> [What the task requires] Give back exactly the lines from the one with "Reproduce this chart with Altair." through the one with "axis=alt.Axis(values=cat_pos, labelExpr=label_expr, title=None))", inclusive, without the images.

> [Recorded information]
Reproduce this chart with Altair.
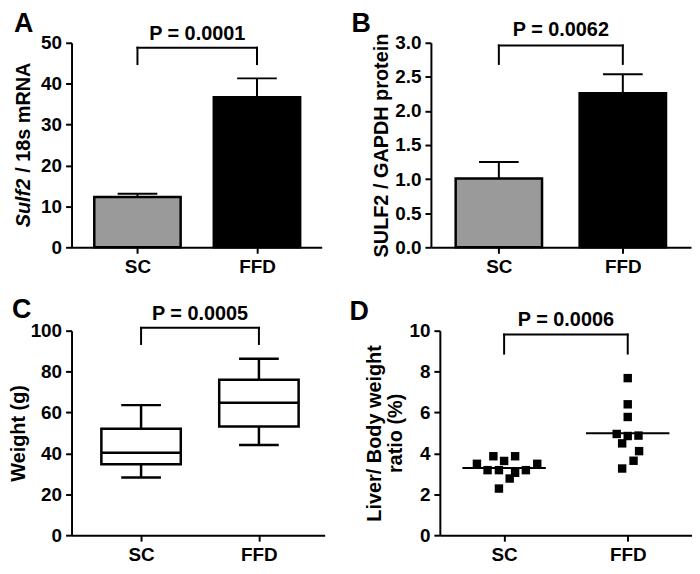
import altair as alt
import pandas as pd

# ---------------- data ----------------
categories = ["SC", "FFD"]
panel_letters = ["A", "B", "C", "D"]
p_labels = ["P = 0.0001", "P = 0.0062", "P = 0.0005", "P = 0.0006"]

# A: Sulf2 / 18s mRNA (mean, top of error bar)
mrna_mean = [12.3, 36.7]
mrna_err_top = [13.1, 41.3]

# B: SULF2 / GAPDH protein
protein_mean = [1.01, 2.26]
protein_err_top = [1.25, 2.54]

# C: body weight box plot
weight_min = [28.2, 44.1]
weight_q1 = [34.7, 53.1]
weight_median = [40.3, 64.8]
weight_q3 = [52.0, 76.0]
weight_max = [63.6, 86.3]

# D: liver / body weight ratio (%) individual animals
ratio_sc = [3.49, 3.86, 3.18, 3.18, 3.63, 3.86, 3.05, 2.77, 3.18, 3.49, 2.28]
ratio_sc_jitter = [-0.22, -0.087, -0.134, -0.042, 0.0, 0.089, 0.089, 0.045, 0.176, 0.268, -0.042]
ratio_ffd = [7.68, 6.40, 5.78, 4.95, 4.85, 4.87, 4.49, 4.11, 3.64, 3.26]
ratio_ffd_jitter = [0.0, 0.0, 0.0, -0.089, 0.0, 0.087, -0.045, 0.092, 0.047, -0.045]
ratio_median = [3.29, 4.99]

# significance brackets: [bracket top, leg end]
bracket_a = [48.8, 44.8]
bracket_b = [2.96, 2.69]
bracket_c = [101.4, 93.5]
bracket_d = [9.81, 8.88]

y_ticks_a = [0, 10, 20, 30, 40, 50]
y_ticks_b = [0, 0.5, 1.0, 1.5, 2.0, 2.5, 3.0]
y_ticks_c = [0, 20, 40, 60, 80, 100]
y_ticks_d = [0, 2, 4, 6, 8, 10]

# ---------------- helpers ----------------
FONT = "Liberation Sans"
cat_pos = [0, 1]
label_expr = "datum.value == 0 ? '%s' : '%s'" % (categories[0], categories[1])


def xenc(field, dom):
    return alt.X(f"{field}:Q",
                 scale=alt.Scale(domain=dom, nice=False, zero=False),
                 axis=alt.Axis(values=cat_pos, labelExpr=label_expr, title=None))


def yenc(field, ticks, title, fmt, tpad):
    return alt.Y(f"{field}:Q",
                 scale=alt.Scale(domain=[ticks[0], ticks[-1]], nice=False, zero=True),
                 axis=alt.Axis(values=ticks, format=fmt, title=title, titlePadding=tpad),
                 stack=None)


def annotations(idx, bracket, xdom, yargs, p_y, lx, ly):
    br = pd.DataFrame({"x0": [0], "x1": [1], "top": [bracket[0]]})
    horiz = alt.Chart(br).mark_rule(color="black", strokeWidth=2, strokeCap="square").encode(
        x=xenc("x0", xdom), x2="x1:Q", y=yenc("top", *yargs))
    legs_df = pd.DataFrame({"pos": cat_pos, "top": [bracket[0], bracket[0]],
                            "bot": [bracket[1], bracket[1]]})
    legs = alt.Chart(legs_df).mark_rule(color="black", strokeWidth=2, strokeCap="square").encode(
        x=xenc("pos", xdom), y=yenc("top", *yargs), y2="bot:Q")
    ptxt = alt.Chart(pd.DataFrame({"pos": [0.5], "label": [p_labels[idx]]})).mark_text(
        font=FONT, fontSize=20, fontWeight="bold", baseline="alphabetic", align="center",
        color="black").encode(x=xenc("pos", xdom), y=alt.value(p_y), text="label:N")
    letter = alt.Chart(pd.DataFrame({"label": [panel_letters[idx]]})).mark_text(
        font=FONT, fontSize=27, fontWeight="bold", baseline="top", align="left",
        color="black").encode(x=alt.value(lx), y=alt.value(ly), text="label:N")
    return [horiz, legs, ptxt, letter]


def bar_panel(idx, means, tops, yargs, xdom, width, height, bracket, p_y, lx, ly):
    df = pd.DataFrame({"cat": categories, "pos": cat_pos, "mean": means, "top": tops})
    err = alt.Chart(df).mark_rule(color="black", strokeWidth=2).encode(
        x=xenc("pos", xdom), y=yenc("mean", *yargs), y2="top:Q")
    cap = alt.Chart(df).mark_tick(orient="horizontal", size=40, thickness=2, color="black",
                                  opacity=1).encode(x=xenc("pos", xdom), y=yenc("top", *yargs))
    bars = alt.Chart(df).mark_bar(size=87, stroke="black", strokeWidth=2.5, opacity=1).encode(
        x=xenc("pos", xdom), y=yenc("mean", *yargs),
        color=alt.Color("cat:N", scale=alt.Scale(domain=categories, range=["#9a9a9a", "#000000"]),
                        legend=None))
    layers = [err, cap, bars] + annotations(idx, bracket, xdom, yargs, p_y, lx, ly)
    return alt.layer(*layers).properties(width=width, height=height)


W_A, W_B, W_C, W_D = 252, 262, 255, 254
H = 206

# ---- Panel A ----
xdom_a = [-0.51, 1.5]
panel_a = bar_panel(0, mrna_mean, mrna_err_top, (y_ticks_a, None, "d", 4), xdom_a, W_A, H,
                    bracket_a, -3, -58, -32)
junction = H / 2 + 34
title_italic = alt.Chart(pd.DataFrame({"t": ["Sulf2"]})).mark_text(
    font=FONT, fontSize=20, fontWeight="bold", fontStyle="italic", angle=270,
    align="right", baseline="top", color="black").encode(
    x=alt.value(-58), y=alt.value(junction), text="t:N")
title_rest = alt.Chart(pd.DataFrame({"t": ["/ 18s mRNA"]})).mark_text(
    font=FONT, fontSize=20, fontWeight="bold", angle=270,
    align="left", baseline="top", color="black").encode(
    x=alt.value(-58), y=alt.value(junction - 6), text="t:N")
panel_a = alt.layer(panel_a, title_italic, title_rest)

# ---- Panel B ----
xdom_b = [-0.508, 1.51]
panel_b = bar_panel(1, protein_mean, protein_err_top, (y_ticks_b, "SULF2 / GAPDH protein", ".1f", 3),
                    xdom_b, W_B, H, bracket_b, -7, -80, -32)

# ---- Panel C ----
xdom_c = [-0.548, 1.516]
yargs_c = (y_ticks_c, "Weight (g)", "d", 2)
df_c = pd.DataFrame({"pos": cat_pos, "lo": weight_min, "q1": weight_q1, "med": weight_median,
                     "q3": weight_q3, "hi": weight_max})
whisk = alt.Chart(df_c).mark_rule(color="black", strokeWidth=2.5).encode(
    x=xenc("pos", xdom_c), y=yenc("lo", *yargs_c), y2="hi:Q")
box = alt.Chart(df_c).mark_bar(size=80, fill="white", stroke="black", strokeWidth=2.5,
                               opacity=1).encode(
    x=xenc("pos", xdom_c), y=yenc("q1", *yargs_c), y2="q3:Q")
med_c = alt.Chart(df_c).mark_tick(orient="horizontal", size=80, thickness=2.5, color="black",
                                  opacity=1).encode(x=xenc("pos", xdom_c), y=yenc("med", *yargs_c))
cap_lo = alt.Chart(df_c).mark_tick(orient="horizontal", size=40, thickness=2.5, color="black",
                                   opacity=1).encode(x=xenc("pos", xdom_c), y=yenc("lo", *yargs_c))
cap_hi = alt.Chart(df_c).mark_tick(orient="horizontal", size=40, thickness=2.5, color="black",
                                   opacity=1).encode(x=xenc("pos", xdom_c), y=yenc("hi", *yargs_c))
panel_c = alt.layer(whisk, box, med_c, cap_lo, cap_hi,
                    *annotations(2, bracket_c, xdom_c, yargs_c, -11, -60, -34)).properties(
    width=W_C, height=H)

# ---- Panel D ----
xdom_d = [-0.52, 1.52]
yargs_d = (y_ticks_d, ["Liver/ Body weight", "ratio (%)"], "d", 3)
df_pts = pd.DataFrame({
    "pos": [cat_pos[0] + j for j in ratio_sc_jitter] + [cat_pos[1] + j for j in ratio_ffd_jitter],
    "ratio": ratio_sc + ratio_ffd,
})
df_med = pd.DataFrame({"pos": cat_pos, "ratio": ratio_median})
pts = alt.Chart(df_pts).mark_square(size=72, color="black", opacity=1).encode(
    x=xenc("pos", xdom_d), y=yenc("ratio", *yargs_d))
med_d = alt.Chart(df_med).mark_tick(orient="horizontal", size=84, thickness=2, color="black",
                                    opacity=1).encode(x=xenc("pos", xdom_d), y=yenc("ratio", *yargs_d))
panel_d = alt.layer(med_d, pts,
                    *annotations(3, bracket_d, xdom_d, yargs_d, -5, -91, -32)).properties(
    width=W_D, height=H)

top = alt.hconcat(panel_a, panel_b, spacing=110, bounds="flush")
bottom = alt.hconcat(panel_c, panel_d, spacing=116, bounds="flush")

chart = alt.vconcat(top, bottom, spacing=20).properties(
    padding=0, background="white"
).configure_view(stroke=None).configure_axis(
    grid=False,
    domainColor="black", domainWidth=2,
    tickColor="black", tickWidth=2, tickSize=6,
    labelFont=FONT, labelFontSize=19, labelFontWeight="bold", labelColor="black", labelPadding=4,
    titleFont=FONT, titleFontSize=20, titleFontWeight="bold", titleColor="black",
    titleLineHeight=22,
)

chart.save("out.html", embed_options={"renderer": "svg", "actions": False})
* * *
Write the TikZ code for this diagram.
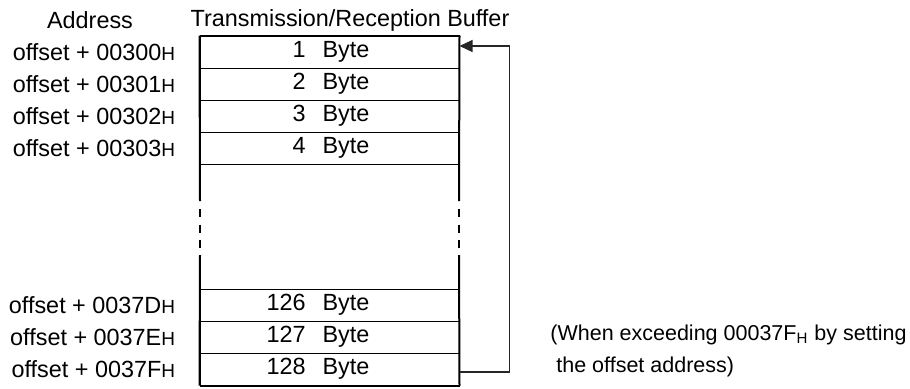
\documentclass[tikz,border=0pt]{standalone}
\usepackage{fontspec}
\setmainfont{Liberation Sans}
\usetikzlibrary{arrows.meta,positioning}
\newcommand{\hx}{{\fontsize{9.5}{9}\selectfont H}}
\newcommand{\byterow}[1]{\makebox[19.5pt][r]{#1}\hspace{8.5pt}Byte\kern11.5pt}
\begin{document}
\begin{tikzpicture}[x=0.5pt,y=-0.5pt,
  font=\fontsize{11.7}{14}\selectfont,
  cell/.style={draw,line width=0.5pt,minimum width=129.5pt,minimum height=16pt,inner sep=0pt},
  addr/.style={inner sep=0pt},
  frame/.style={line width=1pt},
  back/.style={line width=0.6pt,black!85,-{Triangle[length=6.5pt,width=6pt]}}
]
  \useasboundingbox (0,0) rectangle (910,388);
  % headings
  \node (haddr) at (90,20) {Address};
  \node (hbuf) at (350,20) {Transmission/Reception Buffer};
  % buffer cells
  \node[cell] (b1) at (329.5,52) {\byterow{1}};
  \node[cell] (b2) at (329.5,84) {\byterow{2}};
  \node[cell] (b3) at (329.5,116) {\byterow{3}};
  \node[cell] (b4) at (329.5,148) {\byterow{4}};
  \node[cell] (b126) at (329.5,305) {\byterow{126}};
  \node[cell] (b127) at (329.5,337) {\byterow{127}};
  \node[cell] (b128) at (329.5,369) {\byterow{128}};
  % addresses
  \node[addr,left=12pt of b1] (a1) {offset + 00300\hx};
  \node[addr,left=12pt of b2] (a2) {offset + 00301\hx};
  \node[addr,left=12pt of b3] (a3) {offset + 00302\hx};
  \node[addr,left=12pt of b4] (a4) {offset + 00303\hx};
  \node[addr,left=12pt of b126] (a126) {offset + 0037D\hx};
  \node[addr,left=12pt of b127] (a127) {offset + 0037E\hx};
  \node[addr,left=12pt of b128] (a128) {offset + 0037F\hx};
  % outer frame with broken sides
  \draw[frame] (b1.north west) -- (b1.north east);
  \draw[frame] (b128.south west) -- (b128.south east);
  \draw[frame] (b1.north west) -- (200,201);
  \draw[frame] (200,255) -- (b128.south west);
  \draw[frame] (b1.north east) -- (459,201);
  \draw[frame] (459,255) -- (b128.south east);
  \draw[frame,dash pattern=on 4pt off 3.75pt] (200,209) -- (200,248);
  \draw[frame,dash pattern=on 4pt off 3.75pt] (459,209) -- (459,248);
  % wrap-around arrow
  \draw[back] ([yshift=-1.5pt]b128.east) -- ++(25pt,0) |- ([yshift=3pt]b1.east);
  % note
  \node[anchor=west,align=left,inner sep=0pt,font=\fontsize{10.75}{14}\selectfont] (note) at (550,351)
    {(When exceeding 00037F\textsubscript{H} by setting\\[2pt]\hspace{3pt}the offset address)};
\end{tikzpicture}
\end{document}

> [Exercise answer]
Reproduce this chart with Altair.
import altair as alt
import pandas as pd

# ---------------- data ----------------
categories = ["SC", "FFD"]
panel_letters = ["A", "B", "C", "D"]
p_labels = ["P = 0.0001", "P = 0.0062", "P = 0.0005", "P = 0.0006"]

# A: Sulf2 / 18s mRNA (mean, top of error bar)
mrna_mean = [12.3, 36.7]
mrna_err_top = [13.1, 41.3]

# B: SULF2 / GAPDH protein
protein_mean = [1.01, 2.26]
protein_err_top = [1.25, 2.54]

# C: body weight box plot
weight_min = [28.2, 44.1]
weight_q1 = [34.7, 53.1]
weight_median = [40.3, 64.8]
weight_q3 = [52.0, 76.0]
weight_max = [63.6, 86.3]

# D: liver / body weight ratio (%) individual animals
ratio_sc = [3.49, 3.86, 3.18, 3.18, 3.63, 3.86, 3.05, 2.77, 3.18, 3.49, 2.28]
ratio_sc_jitter = [-0.22, -0.087, -0.134, -0.042, 0.0, 0.089, 0.089, 0.045, 0.176, 0.268, -0.042]
ratio_ffd = [7.68, 6.40, 5.78, 4.95, 4.85, 4.87, 4.49, 4.11, 3.64, 3.26]
ratio_ffd_jitter = [0.0, 0.0, 0.0, -0.089, 0.0, 0.087, -0.045, 0.092, 0.047, -0.045]
ratio_median = [3.29, 4.99]

# significance brackets: [bracket top, leg end]
bracket_a = [48.8, 44.8]
bracket_b = [2.96, 2.69]
bracket_c = [101.4, 93.5]
bracket_d = [9.81, 8.88]

y_ticks_a = [0, 10, 20, 30, 40, 50]
y_ticks_b = [0, 0.5, 1.0, 1.5, 2.0, 2.5, 3.0]
y_ticks_c = [0, 20, 40, 60, 80, 100]
y_ticks_d = [0, 2, 4, 6, 8, 10]

# ---------------- helpers ----------------
FONT = "Liberation Sans"
cat_pos = [0, 1]
label_expr = "datum.value == 0 ? '%s' : '%s'" % (categories[0], categories[1])


def xenc(field, dom):
    return alt.X(f"{field}:Q",
                 scale=alt.Scale(domain=dom, nice=False, zero=False),
                 axis=alt.Axis(values=cat_pos, labelExpr=label_expr, title=None))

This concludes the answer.